Pathology of a Pressure Sore

In this edition of the blog I am going to describe the pathology of a pressure sore. This is particularly important information if you suffer from CNH because there is very little information out there about it and to treat it effectively, you need to be informed. Knowledge is power.

 

It may make for rather grim reading but rest assured, if you’re reading this right now then you have already taken appropriate steps to getting a handle on it, and it needn’t progress beyond the very earliest stages.

 

If it is caught and the pressure is removed early enough, there’s every reason CNH will resolve itself in a timely manner with little inconvenience. If you have just noticed the beginnings of CNH then you can expect to be free of it within a matter of days. You will know the condition is getting better because the skin will be cooler, less sensitive to the touch and the red colouration will give way to pink.

 

Stage one:

This represents the very first stage of CNH and it only affects the upper layer of the dermis.

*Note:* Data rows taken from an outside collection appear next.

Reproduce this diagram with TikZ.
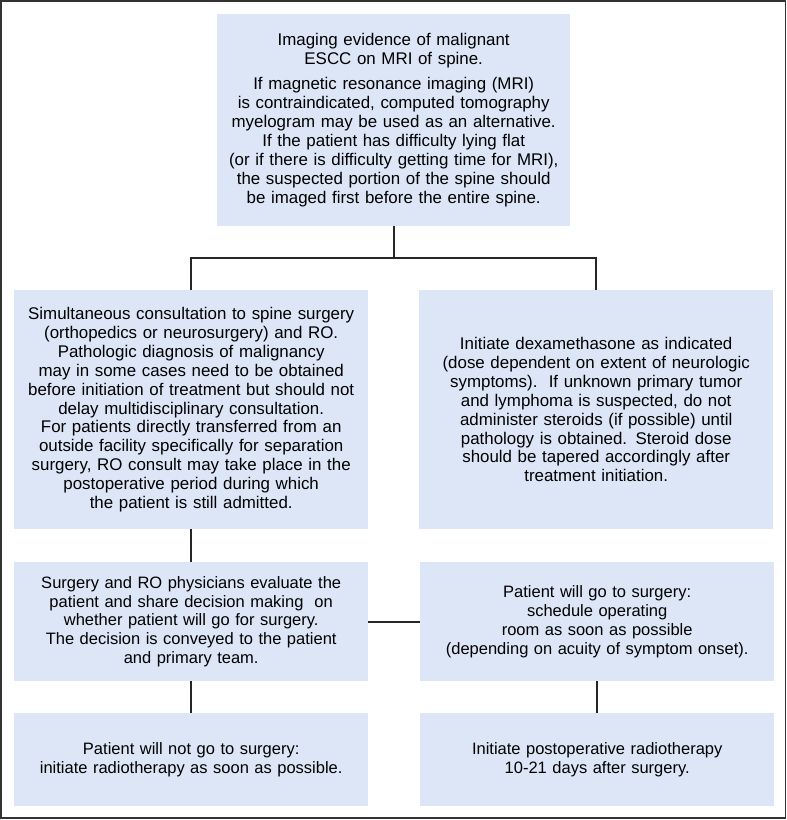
\documentclass[tikz,border=0pt]{standalone}
\usepackage{fontspec}
\setmainfont{Liberation Sans}
\usepackage{tikz}
\definecolor{bleuclair}{RGB}{220,230,247}
\tikzstyle{boite} = [rectangle, fill=bleuclair, anchor=north west, minimum width=354pt, text width=350pt, align=center, inner sep=0pt, font=\fontsize{16.9}{18.9}\selectfont]
\tikzstyle{trait} = [line width=2pt, draw=black!85]

\begin{document}
\begin{tikzpicture}[x=1pt, y=-1pt]
    \useasboundingbox (0,0) rectangle (787,820);
    \draw [line width=1.5pt, draw=black!80] (1,0.75) rectangle (785.5,818);

    \node [boite, minimum width=353pt, minimum height=212pt] (haut) at (217,14) {Imaging evidence of malignant\\ESCC on MRI of spine.\\[6pt]If magnetic resonance imaging (MRI)\\is contraindicated, computed tomography\\myelogram may be used as an alternative.\\If the patient has difficulty lying flat\\(or if there is difficulty getting time for MRI),\\the suspected portion of the spine should\\be imaged first before the entire spine.};

    \node [boite, minimum height=239pt] (consult) at (14,290) {Simultaneous consultation to spine surgery\\(orthopedics or neurosurgery) and RO.\\Pathologic diagnosis of malignancy\\may in some cases need to be obtained\\before initiation of treatment but should not\\delay multidisciplinary consultation.\\For patients directly transferred from an\\outside facility specifically for separation\\surgery, RO consult may take place in the\\postoperative period during which\\the patient is still admitted.};
    \node [boite, minimum height=239pt] (dexa) at (419,290) {Initiate dexamethasone as indicated\\(dose dependent on extent of neurologic\\symptoms).\ \ If unknown primary tumor\\and lymphoma is suspected, do not\\administer steroids (if possible) until\\pathology is obtained. Steroid dose\\should be tapered accordingly after\\treatment initiation.};

    \node [boite, minimum height=119pt, font=\fontsize{16.5}{18.8}\selectfont] (decision) at (14,562) {Surgery and RO physicians evaluate the\\patient and share decision making\ \ on\\whether patient will go for surgery.\\The decision is conveyed to the patient\\and primary team.};
    \node [boite, minimum height=119pt, font=\fontsize{16.5}{18.8}\selectfont] (chirurgie) at (420,562) {Patient will go to surgery:\\schedule operating\\room as soon as possible\\(depending on acuity of symptom onset).};

    \node [boite, minimum height=93pt, font=\fontsize{16.5}{18.8}\selectfont] (sanschir) at (14,713) {Patient will not go to surgery:\\initiate radiotherapy as soon as possible.};
    \node [boite, minimum height=93pt, font=\fontsize{16.5}{18.8}\selectfont] (postop) at (420,713) {Initiate postoperative radiotherapy\\10-21 days after surgery.};

    \draw [trait] (haut.south) -- ++(0,32) -| (consult.north);
    \draw [trait] (haut.south) ++(0,32) -| (dexa.north);
    \draw [trait] (consult.south) -- (decision.north);
    \draw [trait] (decision.east) -- (chirurgie.west);
    \draw [trait] (decision.south) -- (sanschir.north);
    \draw [trait] (chirurgie.south) -- (postop.north);
\end{tikzpicture}
\end{document}
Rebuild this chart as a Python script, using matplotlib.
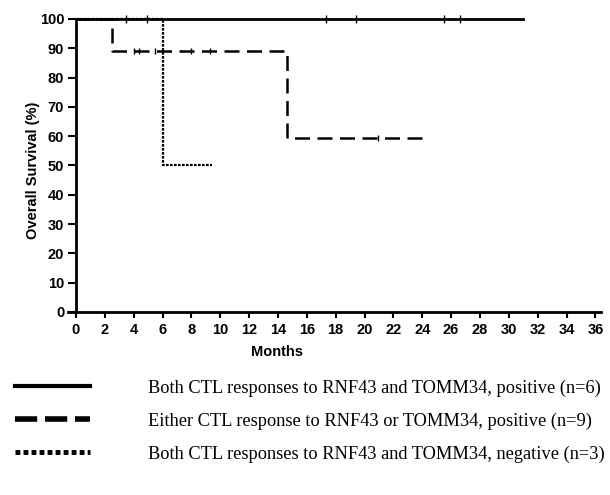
import numpy as np
import matplotlib.pyplot as plt
from matplotlib.lines import Line2D

# Kaplan-Meier Stufen (Monate, Überleben %)
both_pos_t = [0, 31.0]
both_pos_s = [100, 100]
both_pos_cens = [3.5, 4.9, 17.3, 19.4, 25.5, 26.6]

either_pos_t = [0, 2.5, 14.6, 24.5]
either_pos_s = [100, 88.9, 59.3, 59.3]
either_pos_cens_t = [4.0, 4.4, 5.5, 8.0, 9.3, 20.9]
either_pos_cens_s = [88.9, 88.9, 88.9, 88.9, 88.9, 59.3]

both_neg_t = [0, 6.0, 9.4]
both_neg_s = [100, 50, 50]

labels = ['Both CTL responses to RNF43 and TOMM34, positive (n=6)',
          'Either CTL response to RNF43 or TOMM34, positive (n=9)',
          'Both CTL responses to RNF43 and TOMM34, negative (n=3)']

x_ticks = np.arange(0, 37, 2)
y_ticks = np.arange(0, 101, 10)

fig = plt.figure(figsize=(6.1, 4.95), dpi=100)
ax = fig.add_axes([0.1115, 0.3697, 0.874, 0.592])

solid_style = dict(color='black', linestyle='-', linewidth=2.0)
dash_style = dict(color='black', linestyle=(0, (6, 3)), linewidth=1.8)
dot_style = dict(color='black', linestyle=(0, (1.2, 0.6)), linewidth=1.6)

ax.step(both_pos_t, both_pos_s, where='post', clip_on=False, **solid_style)
ax.plot(both_pos_cens, [100] * len(both_pos_cens), linestyle='none', marker='|',
        color='black', markersize=6, clip_on=False)

ax.step(either_pos_t, either_pos_s, where='post', clip_on=False, **dash_style)
ax.plot(either_pos_cens_t, either_pos_cens_s, linestyle='none', marker='|',
        color='black', markersize=5, clip_on=False)

ax.step(both_neg_t, both_neg_s, where='post', clip_on=False, **dot_style)

ax.set_xlim(-0.55, 36.4)
ax.set_ylim(0, 100)
ax.spines['left'].set_position(('data', 0))
ax.spines['top'].set_visible(False)
ax.spines['right'].set_visible(False)
ax.spines['left'].set_linewidth(2)
ax.spines['bottom'].set_linewidth(2)

ax.set_xticks(x_ticks)
ax.set_yticks(y_ticks)
ax.tick_params(axis='x', direction='out', length=4.5, width=1.5, labelsize=10.5, pad=3.5)
ax.tick_params(axis='y', direction='out', length=6, width=1.5, labelsize=10.5, pad=2.5)
for lab in ax.get_xticklabels() + ax.get_yticklabels():
    lab.set_fontfamily('Liberation Sans')
    lab.set_fontweight('bold')

ax.set_xlabel('Months', fontsize=10.5, family='Liberation Sans', fontweight='bold')
ax.xaxis.set_label_coords(0.392, -0.111)
ax.set_ylabel('Overall Survival (%)', fontsize=10.5, family='Liberation Sans', fontweight='bold')
ax.yaxis.set_label_coords(-0.052, 0.485)

# Legende unter dem Diagramm
handles = [Line2D([], [], color='black', linestyle='-', linewidth=3),
           Line2D([], [], color='black', linestyle=(0, (4, 1.4)), linewidth=4),
           Line2D([], [], color='black', linestyle=(0, (1, 0.65)), linewidth=3.5)]
fig.legend(handles, labels, loc='upper left', bbox_to_anchor=(0.0125, 0.2487),
           borderaxespad=0, frameon=False, handlelength=4.1, handletextpad=3.15,
           labelspacing=0.86, prop={'family': 'Liberation Serif', 'size': 13.2})

plt.savefig('out.png', dpi=100)
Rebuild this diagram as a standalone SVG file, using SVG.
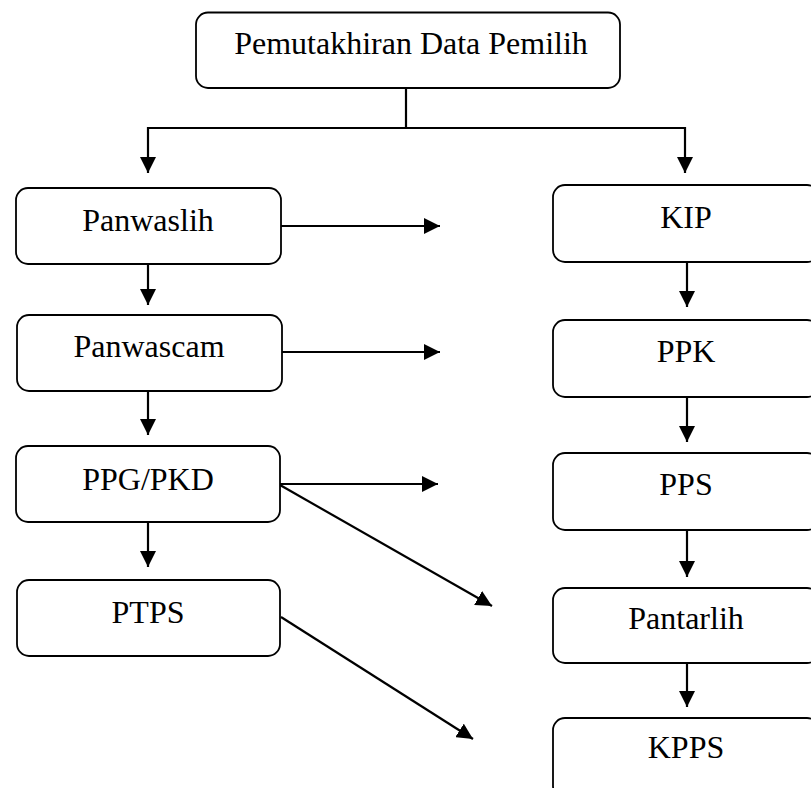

Typical symptoms at this stage are a burning or itching sensation. The affected area may look or feel different from the

 

Stage two:

At the second stage, chondrodermatitis moves deeper and begins to intrude below the surface of the skin. It will be very painful and there will be no equivocation, there is something present.

 

You will notice that the skin is broken and the affected area is in fact an open wound. It may look like a pus-filled blister. The liquid exuding from it may be clear rather than infected but in any case the area will be swollen, warm and extremely painful. The fluid leaking contains a lot of proteins and the loss of them can hinder the healing process. Therefore, as stated previously, make sure to take on increased protein during this time.

 

At this point it may be confused for skin cancer, so always have it checked by your dermatologist just in case.

 

Recovery can take between three days and 3 weeks.

 

Stage three:

Stage three CNH has passed through the second layer of skin and is now affecting tissue underneath.

Because of this, the affected area will look recessed or concave and may have an unpleasant odour due to infection. The CNH itself will be red but the tissue surrounding it may have turned black because it is dead.

 

Chondrodermatitis that has reached stage three is serious and you should definitely consult your doctor. Infection will be a concern and therefore antibiotics to fight it may be prescribed. The necrotic tissue may also require removal.

 

At this stage recovery can take between one and four months.

 

Stage four:

In its final stage, CNH is extremely serious.

 

The symptoms will be unmistakable and will be causing severe pain and anguish. It will present as a deep, large sore. The surrounding skin will be dead or dying. It is likely to be infected. At this point it will have gone through all layers of skin and fat and will be eating into the cartilage.

 

You will probably need surgery at this point and the recovery time is measured in months to years.

 

Conclusion:

This all makes for terrifying reading but don’t worry. CNH need never progress beyond stage one or two.